### [GIVEN EXERCISE]
Your task is to repeat the entries word for word while leaving out the pictures.

### [THE DATA]

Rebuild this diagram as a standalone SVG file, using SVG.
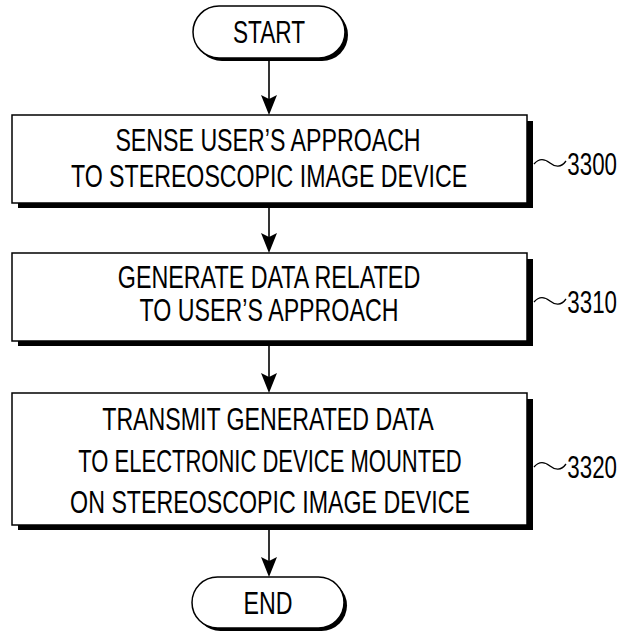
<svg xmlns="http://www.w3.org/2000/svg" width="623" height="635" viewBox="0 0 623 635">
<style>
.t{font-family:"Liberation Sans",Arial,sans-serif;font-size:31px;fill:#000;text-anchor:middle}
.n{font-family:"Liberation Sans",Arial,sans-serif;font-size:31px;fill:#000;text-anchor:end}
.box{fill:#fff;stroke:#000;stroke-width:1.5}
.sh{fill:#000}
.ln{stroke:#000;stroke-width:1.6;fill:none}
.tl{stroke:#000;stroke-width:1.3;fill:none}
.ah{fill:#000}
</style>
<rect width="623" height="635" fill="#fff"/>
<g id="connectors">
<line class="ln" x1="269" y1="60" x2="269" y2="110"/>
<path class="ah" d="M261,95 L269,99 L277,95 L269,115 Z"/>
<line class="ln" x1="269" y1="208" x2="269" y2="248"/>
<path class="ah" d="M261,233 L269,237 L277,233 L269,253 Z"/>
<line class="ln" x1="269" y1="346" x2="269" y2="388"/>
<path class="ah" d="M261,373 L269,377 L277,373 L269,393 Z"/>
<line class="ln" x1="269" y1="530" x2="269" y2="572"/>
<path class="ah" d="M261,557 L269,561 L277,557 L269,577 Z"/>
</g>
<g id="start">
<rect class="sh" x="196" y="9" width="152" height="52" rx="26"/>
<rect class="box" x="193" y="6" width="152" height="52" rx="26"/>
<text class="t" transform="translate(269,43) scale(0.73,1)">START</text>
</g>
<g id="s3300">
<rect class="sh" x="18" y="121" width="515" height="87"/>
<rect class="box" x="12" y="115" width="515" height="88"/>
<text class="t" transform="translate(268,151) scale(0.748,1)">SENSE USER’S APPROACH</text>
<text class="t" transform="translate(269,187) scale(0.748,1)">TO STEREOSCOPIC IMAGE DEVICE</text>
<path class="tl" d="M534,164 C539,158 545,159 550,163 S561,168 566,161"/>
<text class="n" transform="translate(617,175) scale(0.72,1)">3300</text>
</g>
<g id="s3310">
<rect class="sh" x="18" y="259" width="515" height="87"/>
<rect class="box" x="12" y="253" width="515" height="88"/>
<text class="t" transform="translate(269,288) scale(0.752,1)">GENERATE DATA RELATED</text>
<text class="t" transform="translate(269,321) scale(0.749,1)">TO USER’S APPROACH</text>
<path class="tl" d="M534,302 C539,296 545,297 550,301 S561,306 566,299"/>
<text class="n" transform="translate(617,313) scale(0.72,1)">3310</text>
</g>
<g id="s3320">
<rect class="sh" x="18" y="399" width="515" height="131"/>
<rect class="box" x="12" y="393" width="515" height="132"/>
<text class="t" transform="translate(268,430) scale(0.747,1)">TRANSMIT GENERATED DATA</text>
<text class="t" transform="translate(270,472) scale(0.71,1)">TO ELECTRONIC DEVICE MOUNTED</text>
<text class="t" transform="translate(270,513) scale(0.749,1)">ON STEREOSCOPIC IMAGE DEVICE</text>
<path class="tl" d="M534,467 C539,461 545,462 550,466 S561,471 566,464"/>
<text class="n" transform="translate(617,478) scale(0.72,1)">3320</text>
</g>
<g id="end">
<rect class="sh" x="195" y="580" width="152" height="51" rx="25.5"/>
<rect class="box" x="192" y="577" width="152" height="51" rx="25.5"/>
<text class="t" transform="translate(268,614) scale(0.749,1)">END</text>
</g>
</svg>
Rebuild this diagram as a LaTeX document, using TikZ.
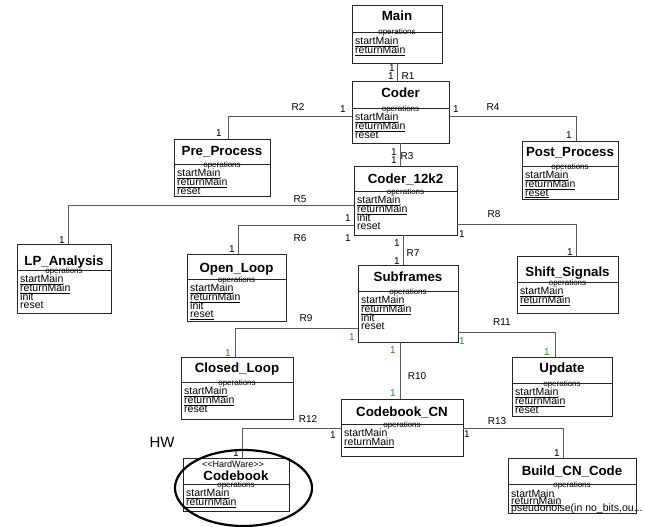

### [SOLUTION TO THE PROBLEM]
Rebuild this diagram as a standalone SVG file, using SVG.
<svg xmlns="http://www.w3.org/2000/svg" width="623" height="635" viewBox="0 0 623 635">
<style>
.t{font-family:"Liberation Sans",Arial,sans-serif;font-size:31px;fill:#000;text-anchor:middle}
.n{font-family:"Liberation Sans",Arial,sans-serif;font-size:31px;fill:#000;text-anchor:end}
.box{fill:#fff;stroke:#000;stroke-width:1.5}
.sh{fill:#000}
.ln{stroke:#000;stroke-width:1.6;fill:none}
.tl{stroke:#000;stroke-width:1.3;fill:none}
.ah{fill:#000}
</style>
<rect width="623" height="635" fill="#fff"/>
<g id="connectors">
<line class="ln" x1="269" y1="60" x2="269" y2="110"/>
<path class="ah" d="M261,95 L269,99 L277,95 L269,115 Z"/>
<line class="ln" x1="269" y1="208" x2="269" y2="248"/>
<path class="ah" d="M261,233 L269,237 L277,233 L269,253 Z"/>
<line class="ln" x1="269" y1="346" x2="269" y2="388"/>
<path class="ah" d="M261,373 L269,377 L277,373 L269,393 Z"/>
<line class="ln" x1="269" y1="530" x2="269" y2="572"/>
<path class="ah" d="M261,557 L269,561 L277,557 L269,577 Z"/>
</g>
<g id="start">
<rect class="sh" x="196" y="9" width="152" height="52" rx="26"/>
<rect class="box" x="193" y="6" width="152" height="52" rx="26"/>
<text class="t" transform="translate(269,43) scale(0.73,1)">START</text>
</g>
<g id="s3300">
<rect class="sh" x="18" y="121" width="515" height="87"/>
<rect class="box" x="12" y="115" width="515" height="88"/>
<text class="t" transform="translate(268,151) scale(0.748,1)">SENSE USER’S APPROACH</text>
<text class="t" transform="translate(269,187) scale(0.748,1)">TO STEREOSCOPIC IMAGE DEVICE</text>
<path class="tl" d="M534,164 C539,158 545,159 550,163 S561,168 566,161"/>
<text class="n" transform="translate(617,175) scale(0.72,1)">3300</text>
</g>
<g id="s3310">
<rect class="sh" x="18" y="259" width="515" height="87"/>
<rect class="box" x="12" y="253" width="515" height="88"/>
<text class="t" transform="translate(269,288) scale(0.752,1)">GENERATE DATA RELATED</text>
<text class="t" transform="translate(269,321) scale(0.749,1)">TO USER’S APPROACH</text>
<path class="tl" d="M534,302 C539,296 545,297 550,301 S561,306 566,299"/>
<text class="n" transform="translate(617,313) scale(0.72,1)">3310</text>
</g>
<g id="s3320">
<rect class="sh" x="18" y="399" width="515" height="131"/>
<rect class="box" x="12" y="393" width="515" height="132"/>
<text class="t" transform="translate(268,430) scale(0.747,1)">TRANSMIT GENERATED DATA</text>
<text class="t" transform="translate(270,472) scale(0.71,1)">TO ELECTRONIC DEVICE MOUNTED</text>
<text class="t" transform="translate(270,513) scale(0.749,1)">ON STEREOSCOPIC IMAGE DEVICE</text>
<path class="tl" d="M534,467 C539,461 545,462 550,466 S561,471 566,464"/>
<text class="n" transform="translate(617,478) scale(0.72,1)">3320</text>
</g>
<g id="end">
<rect class="sh" x="195" y="580" width="152" height="51" rx="25.5"/>
<rect class="box" x="192" y="577" width="152" height="51" rx="25.5"/>
<text class="t" transform="translate(268,614) scale(0.749,1)">END</text>
</g>
</svg>
Rebuild this diagram as a LaTeX document, using TikZ.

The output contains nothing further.